● THE REQUEST
Print exactly the lines below between the line containing "Convert this chart to matplotlib code." and the line containing "from matplotlib.patches import", counting both of those lines. Leave pictures out.

(Source records)
-- Begin --

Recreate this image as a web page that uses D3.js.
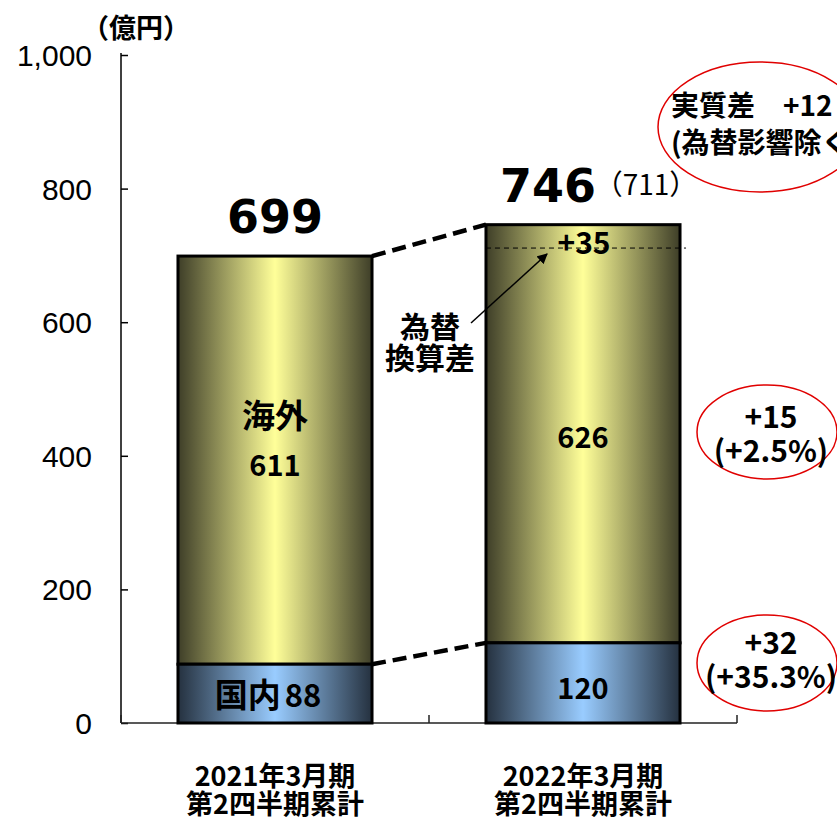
<!DOCTYPE html>
<html>
<head>
<meta charset="utf-8">
<script src="https://cdn.jsdelivr.net/npm/d3@7/dist/d3.min.js"></script>
<style>
  html, body { margin: 0; padding: 0; background: #fff; }
  svg { display: block; }
</style>
</head>
<body>
<svg id="chart" width="837" height="819"></svg>
<script>
// Net sales, first-half cumulative (units: 100 million yen)
const categories = ["2021年3月期", "2022年3月期"];
const categorySub = ["第2四半期累計", "第2四半期累計"];
const domestic = [88, 120];
const overseas = [611, 626];
const totalExFx = [null, 711];       // total excluding FX translation effect
const yTicks = [0, 200, 400, 600, 800, 1000];
const unitLabel = "（億円）";
const fxLabel = ["為替", "換算差"];
const realDiffLines = ["実質差　+12", "(為替影響除く)"];
const overseasDiffLines = ["+15", "(+2.5%)"];
const domesticDiffLines = ["+32", "(+35.3%)"];

const totals = domestic.map((d, i) => d + overseas[i]);

const svg = d3.select("#chart");
const jp = "'Noto Sans CJK JP', 'Noto Sans', sans-serif";
const latin = "'Liberation Sans', Arial, sans-serif";
const heavy = "'DejaVu Sans', 'Liberation Sans', sans-serif";

const x = d3.scaleBand().domain(categories).range([121, 737]).paddingInner(0.37).paddingOuter(0.185);
const y = d3.scaleLinear().domain([0, 1000]).range([723, 55]);

// gradients
const defs = svg.append("defs");
function hGrad(id, edge, mid) {
  const g = defs.append("linearGradient").attr("id", id).attr("x1", 0).attr("x2", 1).attr("y1", 0).attr("y2", 0);
  g.append("stop").attr("offset", "0%").attr("stop-color", edge);
  g.append("stop").attr("offset", "50%").attr("stop-color", mid);
  g.append("stop").attr("offset", "100%").attr("stop-color", edge);
}
hGrad("gOver", "#3e3e28", "#ffff99");
hGrad("gDom", "#25313f", "#99ccff");
defs.append("marker").attr("id", "arrow").attr("viewBox", "0 0 10 10")
  .attr("refX", 9).attr("refY", 5).attr("markerWidth", 7).attr("markerHeight", 7)
  .attr("orient", "auto").append("path").attr("d", "M0,0 L10,5 L0,10 z").attr("fill", "#000");

// y axis
const yAxis = d3.axisRight(y).tickValues(yTicks).tickSize(7).tickFormat("");
const gy = svg.append("g").attr("transform", "translate(121,0)").call(yAxis);
gy.select(".domain").attr("stroke", "#000").attr("stroke-width", 1.5).attr("d", `M0,${y(1000) - 2}V${y(0)}`);
gy.selectAll(".tick line").attr("stroke", "#000").attr("stroke-width", 1.5);
svg.append("g").selectAll("text").data(yTicks).join("text")
  .attr("x", 92).attr("y", d => y(d) + 11)
  .attr("text-anchor", "end").attr("font-family", latin).attr("font-size", 30)
  .text(d => d3.format(",")(d));
svg.append("text").attr("x", 82).attr("y", 38).attr("font-family", jp).attr("font-weight", 700)
  .attr("font-size", 27).text(unitLabel);

// x baseline with boundary ticks
const xLine = svg.append("g");
xLine.append("line").attr("x1", 121).attr("x2", 737).attr("y1", y(0)).attr("y2", y(0))
  .attr("stroke", "#222").attr("stroke-width", 1.5);
[121, (x(categories[0]) + x.bandwidth() + x(categories[1])) / 2, 737].forEach(px => {
  xLine.append("line").attr("x1", px).attr("x2", px).attr("y1", y(0)).attr("y2", y(0) - 8)
    .attr("stroke", "#222").attr("stroke-width", 1.5);
});

// connector dashed lines between bars
const bw = x.bandwidth();
const conn = [[totals[0], totals[1]], [domestic[0], domestic[1]]];
svg.append("g").selectAll("line").data(conn).join("line")
  .attr("x1", x(categories[0]) + bw).attr("x2", x(categories[1]))
  .attr("y1", d => y(d[0])).attr("y2", d => y(d[1]))
  .attr("stroke", "#000").attr("stroke-width", 4.5).attr("stroke-dasharray", "14,7");

// bars
const bars = svg.append("g");
categories.forEach((c, i) => {
  bars.append("rect").attr("x", x(c)).attr("width", bw)
    .attr("y", y(totals[i])).attr("height", y(domestic[i]) - y(totals[i]))
    .attr("fill", "url(#gOver)").attr("stroke", "#000").attr("stroke-width", 3);
  bars.append("rect").attr("x", x(c)).attr("width", bw)
    .attr("y", y(domestic[i])).attr("height", y(0) - y(domestic[i]))
    .attr("fill", "url(#gDom)").attr("stroke", "#000").attr("stroke-width", 3);
});

// FX-excluded level
const c1 = categories[1];
svg.append("line").attr("x1", x(c1)).attr("x2", x(c1) + bw + 6)
  .attr("y1", y(totalExFx[1])).attr("y2", y(totalExFx[1]))
  .attr("stroke", "#000").attr("stroke-width", 1).attr("stroke-dasharray", "5,4");

const cx0 = x(categories[0]) + bw / 2;
const cx1 = x(c1) + bw / 2;

// labels inside bars
const lab = svg.append("g").attr("font-family", jp).attr("font-weight", 700).attr("text-anchor", "middle");
lab.append("text").attr("x", cx0).attr("y", 428).attr("font-size", 33).text("海外");
lab.append("text").attr("x", cx0).attr("y", 476).attr("font-size", 29).text(overseas[0]);
lab.append("text").attr("x", cx1).attr("y", 448).attr("font-size", 29).text(overseas[1]);
lab.append("text").attr("x", cx1).attr("y", 699).attr("font-size", 29).text(domestic[1]);
const dom0 = lab.append("text").attr("x", cx0 - 7).attr("y", 707).attr("font-size", 33);
dom0.append("tspan").text("国内");
dom0.append("tspan").attr("font-size", 31).attr("dx", 4).text(domestic[0]);
lab.append("text").attr("x", cx1 + 1).attr("y", 254).attr("font-size", 30)
  .text("+" + (totals[1] - totalExFx[1]));

// totals
svg.append("text").attr("x", cx0).attr("y", 233).attr("text-anchor", "middle")
  .attr("font-family", heavy).attr("font-weight", 700).attr("font-size", 46).text(totals[0]);
svg.append("text").attr("x", 548).attr("y", 202).attr("text-anchor", "middle")
  .attr("font-family", heavy).attr("font-weight", 700).attr("font-size", 46).text(totals[1]);
svg.append("text").attr("x", 646).attr("y", 195).attr("text-anchor", "middle")
  .attr("font-family", jp).attr("font-size", 28).text("（" + totalExFx[1] + "）");

// FX translation annotation
lab.append("text").attr("x", 430).attr("y", 338).attr("font-size", 30).text(fxLabel[0]);
lab.append("text").attr("x", 430).attr("y", 369).attr("font-size", 30).text(fxLabel[1]);
svg.append("line").attr("x1", 471).attr("y1", 323).attr("x2", 547).attr("y2", 254)
  .attr("stroke", "#000").attr("stroke-width", 1.5).attr("marker-end", "url(#arrow)");

// red ellipse call-outs
const callouts = [
  { cx: 760, cy: 127, rx: 102, ry: 65, lines: realDiffLines, x: 671, anchor: "start", ys: [116, 153], size: 28 },
  { cx: 767, cy: 432, rx: 70, ry: 47, lines: overseasDiffLines, x: 771, anchor: "middle", ys: [428, 462], size: 30 },
  { cx: 767, cy: 663, rx: 70, ry: 48, lines: domesticDiffLines, x: 771, anchor: "middle", ys: [654, 688], size: 30 }
];
const co = svg.append("g");
callouts.forEach(d => {
  co.append("ellipse").attr("cx", d.cx).attr("cy", d.cy).attr("rx", d.rx).attr("ry", d.ry)
    .attr("fill", "none").attr("stroke", "#e00000").attr("stroke-width", 1.5);
  d.lines.forEach((t, k) => {
    co.append("text").attr("x", d.x).attr("y", d.ys[k]).attr("text-anchor", d.anchor)
      .attr("font-family", jp).attr("font-weight", 700).attr("font-size", d.size).text(t);
  });
});

// category labels
const xl = svg.append("g").attr("font-family", jp).attr("font-weight", 700).attr("font-size", 27).attr("text-anchor", "middle");
categories.forEach((c, i) => {
  const cx = x(c) + bw / 2;
  xl.append("text").attr("x", cx).attr("y", 786).text(c);
  xl.append("text").attr("x", cx).attr("y", 814).text(categorySub[i]);
});
</script>
</body>
</html>
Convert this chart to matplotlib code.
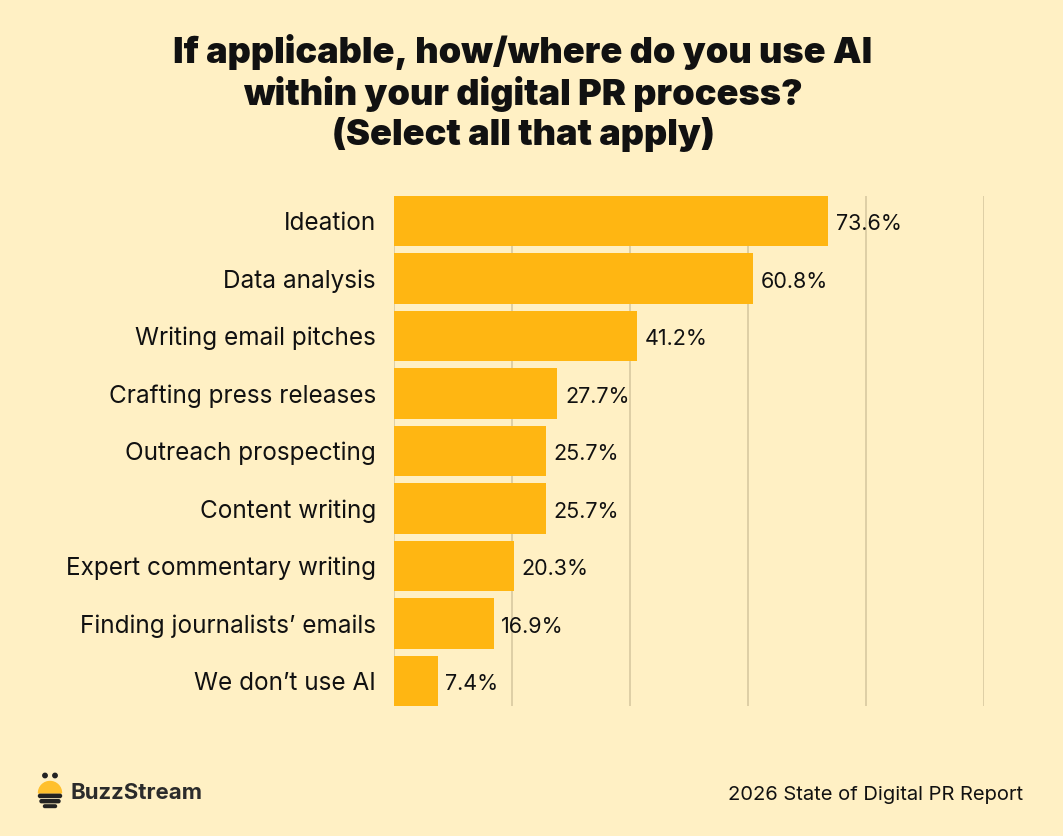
import matplotlib
matplotlib.use("Agg")
import matplotlib.pyplot as plt
from matplotlib.patches import Circle, Wedge, FancyBboxPatch

categories = ["Ideation", "Data analysis", "Writing email pitches", "Crafting press releases",
              "Outreach prospecting", "Content writing", "Expert commentary writing",
              "Finding journalists’ emails", "We don’t use AI"]
values = [73.6, 60.8, 41.2, 27.7, 25.7, 25.7, 20.3, 16.9, 7.4]
xticks = [0, 20, 40, 60, 80, 100]

BG = "#FFF0C4"
BAR = "#FFB612"
GRID = "#D8C9A0"
FONT = "Inter"

fig = plt.figure(figsize=(10.63, 8.36), dpi=100, facecolor=BG)
W, H = 1063, 836
ax = fig.add_axes([394 / W, 1 - 706 / H, (984 - 394) / W, (706 - 196) / H])
ax.set_facecolor(BG)

ypos = list(range(len(categories)))
ax.barh(ypos, values, height=0.87, color=BAR, zorder=2)
ax.set_xlim(0, 100)
ax.set_ylim(8.435, -0.435)
ax.set_xticks(xticks)
ax.xaxis.grid(True, color=GRID, linewidth=1.2, zorder=0)
ax.tick_params(axis="x", length=0, labelbottom=False)
ax.tick_params(axis="y", length=0, pad=13)
ax.set_yticks(ypos)
ax.set_yticklabels(categories, fontsize=17.5, fontfamily=FONT, color="#111111")
for s in ax.spines.values():
    s.set_visible(False)

for y, v in zip(ypos, values):
    ax.text(v + 1.3, y + 0.06, f"{v}%", va="center", ha="left", fontsize=15.5,
            fontfamily=FONT, color="#111111")

fig.text(523 / W, 1 - 93 / H,
         "If applicable, how/where do you use AI\nwithin your digital PR process?\n(Select all that apply)",
         ha="center", va="center", fontsize=26, fontweight="black", fontfamily=FONT,
         linespacing=1.18, color="#111111")

fig.text(1023 / W, 1 - 795 / H, "2026 State of Digital PR Report", ha="right", va="center",
         fontsize=14.5, fontfamily=FONT, color="#111111")

fig.text(71 / W, 1 - 793 / H, "BuzzStream", ha="left", va="center", fontsize=16,
         fontweight="bold", fontfamily=FONT, color="#2B2B2B")

# bee logo
lax = fig.add_axes([30 / W, 1 - 812 / H, 40 / W, 44 / H])
lax.set_xlim(0, 40)
lax.set_ylim(0, 44)
lax.set_aspect("equal")
lax.axis("off")
lax.add_patch(Circle((15, 36.5), 2.2, color="#222222"))
lax.add_patch(Circle((25, 36.5), 2.2, color="#222222"))
lax.add_patch(Wedge((20, 19), 11.5, 0, 180, color="#FFC02E"))
lax.add_patch(FancyBboxPatch((8.5, 14.5), 23, 3.2, boxstyle="round,pad=0,rounding_size=1.6", color="#222222"))
lax.add_patch(FancyBboxPatch((10, 9.3), 20, 3.0, boxstyle="round,pad=0,rounding_size=1.5", color="#222222"))
lax.add_patch(FancyBboxPatch((13.5, 4.5), 13, 2.6, boxstyle="round,pad=0,rounding_size=1.3", color="#222222"))

fig.savefig("out.png", dpi=100, facecolor=BG)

-- End --

● RESPONSE
Convert this chart to matplotlib code.
import matplotlib
matplotlib.use("Agg")
import matplotlib.pyplot as plt
from matplotlib.patches import Circle, Wedge, FancyBboxPatch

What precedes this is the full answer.